[RFC] Introducing FQNs/clarity đź‘“ to optim state_dict

Some notes from new discussions:

TL;DR:

Since we may want to consider supporting pytrees in the future, we will make a slight tweak to the API above, taking in a flattened Dict of string names to parameters instead of an Iterator of tuples.
So, the new API:

optim = torch.optim.AdamW(dict(model1.named_parameters()): Dict[str, Tensor], ...)

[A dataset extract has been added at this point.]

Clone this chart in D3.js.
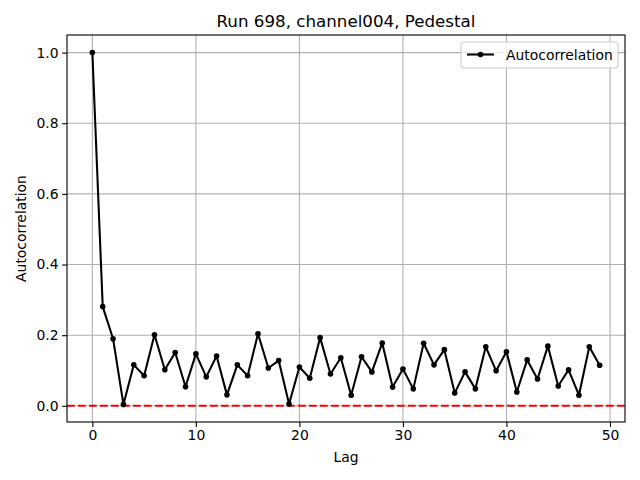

We do not want to go all the way in supporting pytrees yet due to its significant effect on state structure for checkpointing and the param groups API.

Details below:

One reason to consider pytrees is to define a simple way to pass in parameters from multiple models, like:

optim = torch.optim.AdamW({
    "model1": model1.named_parameters(),
    "model2": model2.named_parameters(),
}, ...)

However, while this is not particularly hard to handle in doing computation (we can just call tree_flatten), this will affect the state structure: the keys will be going from integers to a nested structure, rather than the current integers to strings. Checkpointing solutions can already handle strings in the state_dict but will have to figure out how to deal with nested structures if we introduce them. Moreover, switching to pytrees will require reconsidering the param_groups API. In the current proposal, we would just replace every instance of parameters with named parameters, like so:

optim = torch.optim.AdamW([
    {
          model1.named_parameters(), lr=0.01
    }, 
          model2.named_parameters(), weight_decay=0.9
    },
    ...
])

When we consider pytrees, we have two options. We could blindly swap out parameters for pytrees again:

optim = torch.optim.AdamW([
    {
          params1: pytree, lr=0.01
    }, 
          params2: pytree, weight_decay=0.9
    },
    ...
])

Note that the params are now separated, meaning we no longer take advantage of the easy pytree definition–users will have to figure out how they want to group. An alternative is to take in pytrees for every hyperparameter, which then forces users to build out pytrees:

optim = torch.optim.AdamW(params: pytree, lrs: pytree, weight_decays: pytree, ...)

Since both alternatives will force users to confront pytrees or do extra processing anyway, sticking with a flattened dictionary API for now seems the simplest solution. We then propose:

optim = torch.optim.AdamW(flattened_named_parameters: Dict[str, Tensor], ...)

The user can either build their own flattened dictionaries, or they could take advantage of nn module structures to provide flattened named_parameters(). We also propose on switching from Iterator to Dict to give ourselves a doorway to pytrees later down the road.